Researchers at Imperial College London have designed a flexible robotic arm that can be guided into shape by a person using augmented reality (AR) goggles.
The arm can twist and turn in all directions, making it readily customisable for a wide range of potential applications in manufacturing, car, truck and spacecraft maintenance, and even injury rehabilitation.
The versatile arm is readily bendable into a wide variety of shapes thanks to its slippery layers of mylar sheets inside, which slide over one another and can lock into place. In practice, people working alongside the robot would manually bend the arm into the precise shape needed for each task, but configuring the robot into specific shapes without guidance has proven to be difficult for users.
To enhance the robot’s user-friendliness, researchers at Imperial’s REDS (Robotic manipulation: Engineering, Design and Science) lab designed a system via which users can see in AR how to configure the robot. Wearing mixed-reality smart glasses and through motion-tracking cameras, users see templates and designs in front of them superimposed onto their real-world environment. They then adjust the robotic arm until it matches the template, which turns green on successful configuration so that the robot can be locked into place.
‘One of the key issues in adjusting these robots is accuracy in their new position. We humans aren’t great at making sure the new position matches the template, which is why we looked to AR for help, said Nicolas Rojas of Imperial’s Dyson School of Design Engineering. ‘We’ve shown that AR can simplify working alongside our malleable robot. The approach gives users a range of easy-to-create robot positions, for all sorts of applications, without needing so much technical expertise.’
The researchers tested the system on five male subjects aged 20–26 with experience in robotics but no experience with manipulating malleable robots specifically, who were all able to adjust the robot accurately.

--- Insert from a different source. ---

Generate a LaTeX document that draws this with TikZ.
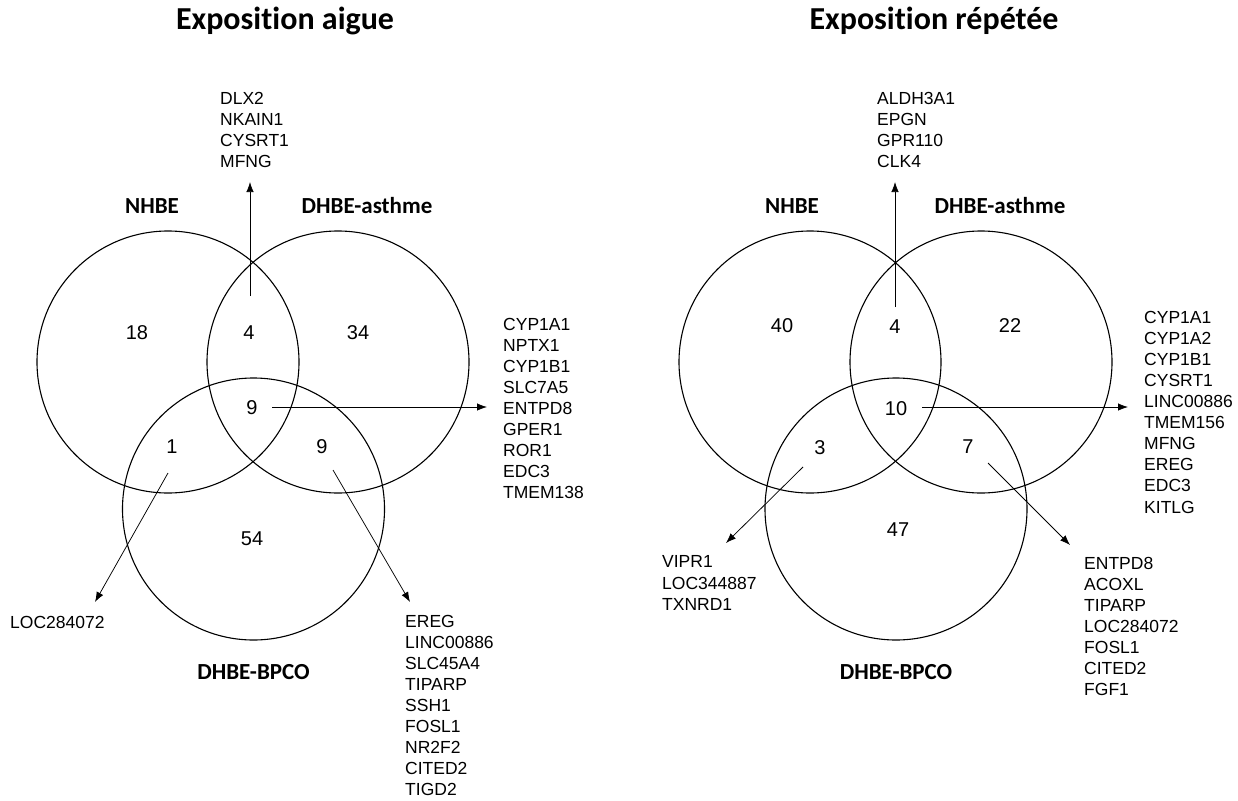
\documentclass[tikz,border=0pt]{standalone}
\usepackage{fontspec}
\setmainfont{Liberation Sans}
\newfontfamily\labfont{Carlito}[Ligatures={NoCommon,NoDiscretionary}]
\usetikzlibrary{arrows.meta}
\begin{document}
\begin{tikzpicture}[x=1pt,y=-1pt,
  venn/.style={circle,draw,line width=1.1pt,minimum size=262pt,inner sep=0pt},
  num/.style={font=\fontsize{20}{24}\selectfont,inner sep=1pt},
  lab/.style={font=\labfont\bfseries\fontsize{23}{28}\selectfont,inner sep=0pt,anchor=base},
  ttl/.style={font=\labfont\bfseries\fontsize{32}{38}\selectfont,inner sep=0pt,anchor=base},
  genes/.style={font=\fontsize{17.5}{21.1}\selectfont,align=left,anchor=north west,inner sep=0pt},
  arr/.style={line width=0.75pt,-{Latex[length=10pt,width=7.5pt]}}]
\useasboundingbox (0,0) rectangle (1238,800);
% ---------------- left: Exposition aigue ----------------
\node[ttl] (t1) at (285,29.5) {Exposition aigue};
\node[venn] (a1) at (168,362) {};
\node[venn] (a2) at (338,362) {};
\node[venn] (a3) at (253.5,509) {};
\node[lab] (la1) at (152,213) {NHBE};
\node[lab] (la2) at (367,213) {DHBE-asthme};
\node[lab] (la3) at (253.5,679) {DHBE-BPCO};
\node[num] (n18) at (137,333) {18};
\node[num] (n4a) at (249,333) {4};
\node[num] (n34) at (358,333) {34};
\node[num] (n9c) at (252,408) {9};
\node[num] (n1) at (172,447) {1};
\node[num] (n9r) at (322,447) {9};
\node[num] (n54) at (252,539) {54};
\node[genes] (g1) at (220,91.7) {DLX2\\NKAIN1\\CYSRT1\\MFNG};
\node[genes] (g2) at (503,317.7) {CYP1A1\\NPTX1\\CYP1B1\\SLC7A5\\ENTPD8\\GPER1\\ROR1\\EDC3\\TMEM138};
\node[genes] (g3) at (10,615.7) {LOC284072};
\node[genes] (g4) at (405,614.7) {EREG\\LINC00886\\SLC45A4\\TIPARP\\SSH1\\FOSL1\\NR2F2\\CITED2\\TIGD2};
\coordinate (s1) at (250,296);
\coordinate (e1) at (250,182);
\coordinate (s2) at (272,407);
\coordinate (e2) at (487,407);
\coordinate (s3) at (168,473);
\coordinate (e3) at (95,602);
\coordinate (s4) at (333,470);
\coordinate (e4) at (410,602);
\draw[arr] (s1) -- (e1);
\draw[arr] (s2) -- (e2);
\draw[arr] (s3) -- (e3);
\draw[arr] (s4) -- (e4);
% ---------------- right: Exposition repetee ----------------
\node[ttl] (t2) at (934,30) {Exposition répétée};
\node[venn] (b1) at (810,362) {};
\node[venn] (b2) at (981,362) {};
\node[venn] (b3) at (896,509) {};
\node[lab] (lb1) at (792,213) {NHBE};
\node[lab] (lb2) at (1000,213) {DHBE-asthme};
\node[lab] (lb3) at (896,679) {DHBE-BPCO};
\node[num] (m40) at (782,326) {40};
\node[num] (m4) at (895,327) {4};
\node[num] (m22) at (1010,326) {22};
\node[num] (m10) at (896,409) {10};
\node[num] (m3) at (820,448) {3};
\node[num] (m7) at (968,447) {7};
\node[num] (m47) at (898,530) {47};
\node[genes] (h1) at (877,91.7) {ALDH3A1\\EPGN\\GPR110\\CLK4};
\node[genes] (h2) at (1144,310.7) {CYP1A1\\CYP1A2\\CYP1B1\\CYSRT1\\LINC00886\\TMEM156\\MFNG\\EREG\\EDC3\\KITLG};
\node[genes] (h3) at (662,555.7) {VIPR1\\LOC344887\\TXNRD1};
\node[genes] (h4) at (1084,556.7) {ENTPD8\\ACOXL\\TIPARP\\LOC284072\\FOSL1\\CITED2\\FGF1};
\coordinate (r1) at (895,307);
\coordinate (f1) at (895,182);
\coordinate (r2) at (922,407);
\coordinate (f2) at (1128,407);
\coordinate (r3) at (803,467);
\coordinate (f3) at (726,543);
\coordinate (r4) at (988,463);
\coordinate (f4) at (1070,545);
\draw[arr] (r1) -- (f1);
\draw[arr] (r2) -- (f2);
\draw[arr] (r3) -- (f3);
\draw[arr] (r4) -- (f4);
\end{tikzpicture}
\end{document}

Because the arm is lightweight, it could also be used on spacecraft, where every gram counts. It’s also gentle enough that it could be used in injury rehabilitation, helping a patient perform an exercise while their physiotherapist performs another.
‘In many ways, it can be seen as a detached, bendier third arm,’ said PhD researchers Alex Ranne and Angus Clark from the Department of Computing and Dyson School of Design Engineering respectively. ‘It could help in many situations where an extra limb might come in handy and help to spread the workload.’
The researchers are still working to perfect both the robot and its AR component. They are now looking into introducing touch and audio elements to the AR in order to boost its accuracy in configuring the robot. They are also looking at ways to strengthen the robots. Although their flexibility and softness make them easier to configure and perhaps safer for working alongside humans, they are less rigid while in the locked position, which could affect precision and accuracy.
The results have been published in IEEE Robotics & Automation Magazine.